Mais il y a eu d’autres rencontres, et une, centrale, fut la pensée moniste. Il n’existe pas de distinction entre le monde matériel et le monde spirituel. « l’esprit n’est qu’un mot pour désigner quelque chose dans le corps » écrivait Nietzsche. Il n’y a qu’une nature de l’Être et elle est indivisible. Corps ou Esprit, c’est parler de la même chose sous deux aspects différents, selon deux attributs différents. Filant les lectures, je me confortais dans l’idée que l’homme et l’animal sont similaires, que les cultures sont des types de relations avec un milieu, que les structures sociales sont aussi structures de notre esprit.

Mais il m’en fallait plus. Je devais densifier les éléments de ce monde, comme s’il fallait constituer des grumeaux dans ce magma encore informe.

J’ai d’abord senti une identité avec les objets que je photographiais. J’étais ce que je voyais, ce que je voyais était moi. Mais non seulement en corps mais aussi en esprit. L’arbre que je touche est constitué des mêmes atomes, de la même poussière d’étoile, mais aussi du même élan vital, de la même puissance de vie. Nous évoluons conjointement dans un jeu continuel de concurrence et de collaboration. Cela a été ma première victoire sur la vacuité. Je savais où j’habitais. Je remplissais le monde et j’en étais également rempli.

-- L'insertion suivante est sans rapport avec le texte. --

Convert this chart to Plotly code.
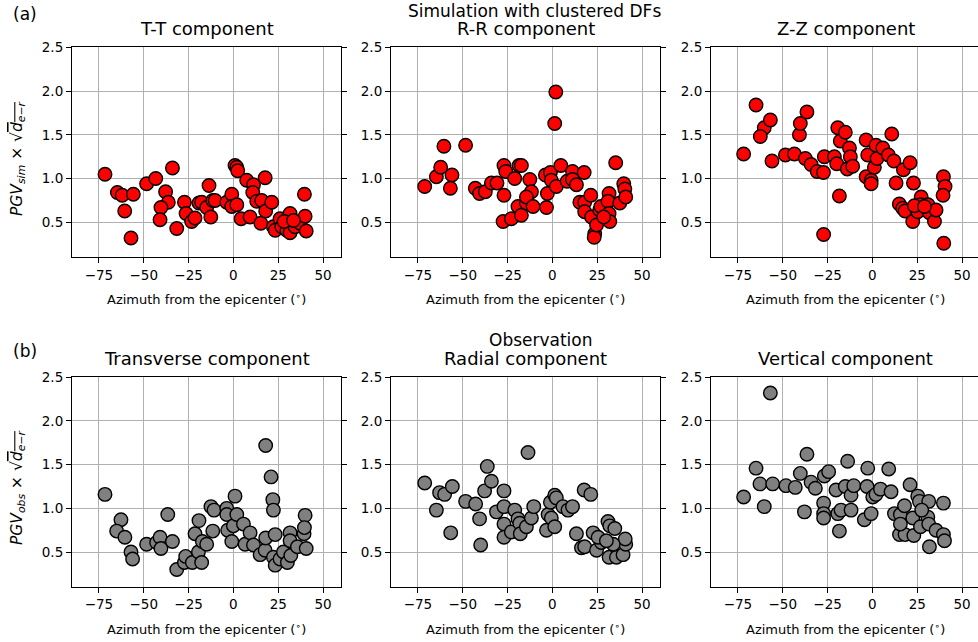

Si esprit et corps sont la même chose, il est donc possible de donner forme par la pensée. En pensant, je pouvais organiser le monde, saisir des points saillants et y agglomérer, par touches, des couches de densité. Ainsi, je me suis mis à identifier des concepts auquel je trouvais nécessaire de donner corps. Me concentrant sur un thème je tente d’en définir les contours avec un medium que je maîtrise de mieux en mieux. Mes séries sont le fruit d’une recherche profonde et obsessionnelle de la tension entre organisation et désorganisation, entre la vie et la mort, recherchant le point de bascule où tout se décide. Le chaos est cet état primordial, les déformations sont la transition d’un état à autre, enfin, ma série actuelle, les ruines sont l’expression de ce devenir universel vers la décomposition.

Je ne suis pas mu par des passions tristes, mais par la volonté de porter un regard lucide sur notre condition. A l’ère du changement climatique, de la 6ᵉ extinction de masse, il est temps de s’appliquer à reconnaître la fragilité de l’équilibre qui nous a porté à l’existence. Le vrai comportement entropique ne consiste pas à s’approcher du gouffre pour en sonder la profondeur, mais à ignorer la possibilité de la chute, à penser béatement que la puissance de notre esprit sera capable de nous exonérer de la pesanteur. Mes œuvres ne sont pas tristes, elles sont sérieuses. Elles sont le fruit d’une pensée que je développe inlassablement pour résister moi-même à l’entropie, pour rester vivant, toujours sentant la possibilité du basculement dans la vacuité.